Do you love, hate or feel indifferent toward promoting your own work? How do you reach your audience?
I’m pretty indifferent to it – it’s definitely not something that I prioritize. What I like about Creative Market is that if you consistently come up with good quality products, the buyers do show up. I enjoy connecting with customers on Instagram and sharing my current projects there, but I do it because I enjoy it rather than any specific marketing technique.
Is “Studio Denmark” your full-time job or a side project? If side project, what’s your day-time gig?
It’s definitely my full time gig when it comes to earning, and has been for over four years now. For me this started out as a way to earn a living doing something I enjoy while still being able to spend a lot of time with my family. I can’t imagine working at a “normal” job again, and routinely turn down custom requests because I absolutely love making digital products that can be enjoyed by more than one person or company. My youngest is starting school soon, so once that happens I will have an (almost) full time work schedule for the first time in almost a decade, and am very much looking forward to having more time to get more products released.

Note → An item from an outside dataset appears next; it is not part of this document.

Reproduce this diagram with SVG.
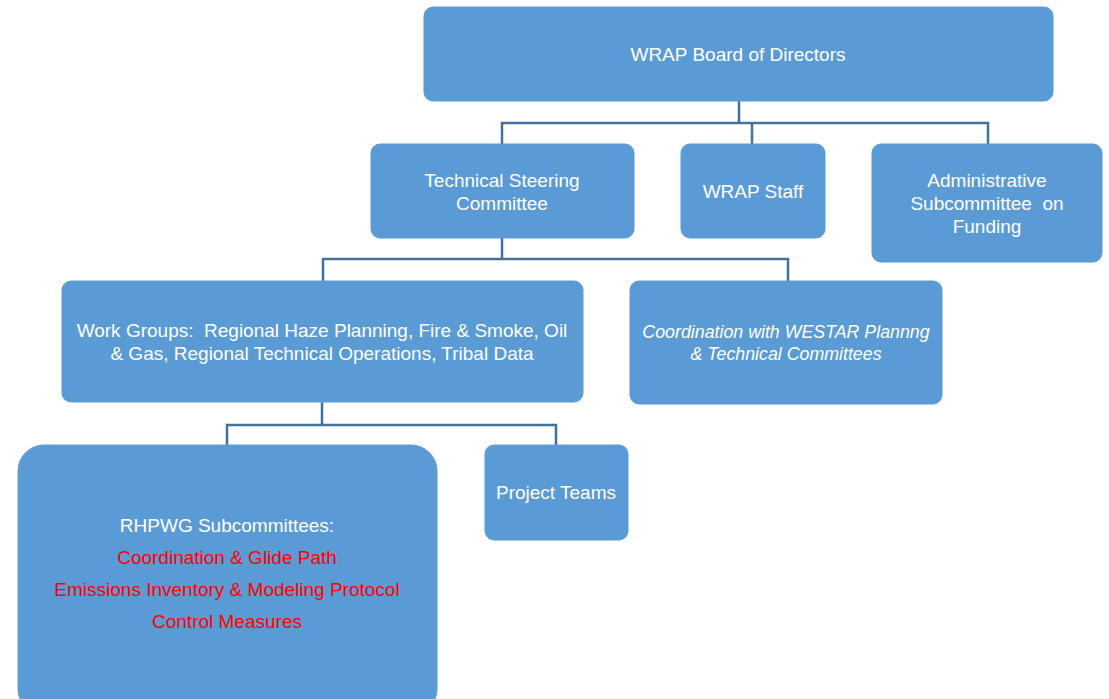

Do you listen to music when you work and if so, what are you listening to?
It depends on what stage of a project I’m on – if I’m in the final stages of releasing a product, I’m usually in the zone and music with lyrics takes me out of that, so I often am working in silence or I find an Apple playlist with some instrumental music, usually classical piano or electronic.
During really creative stages of a project I enjoy listening to old school rock and alternative, usually with the volume all the way up, mostly bands I grew up with like Muse and Radiohead. I also get periodically obsessed with some musical or other and listen to the soundtrack way too much, for instance there was a time when I started my work day (every day) by listening to the LaLa Land soundtrack 2 or 3 times.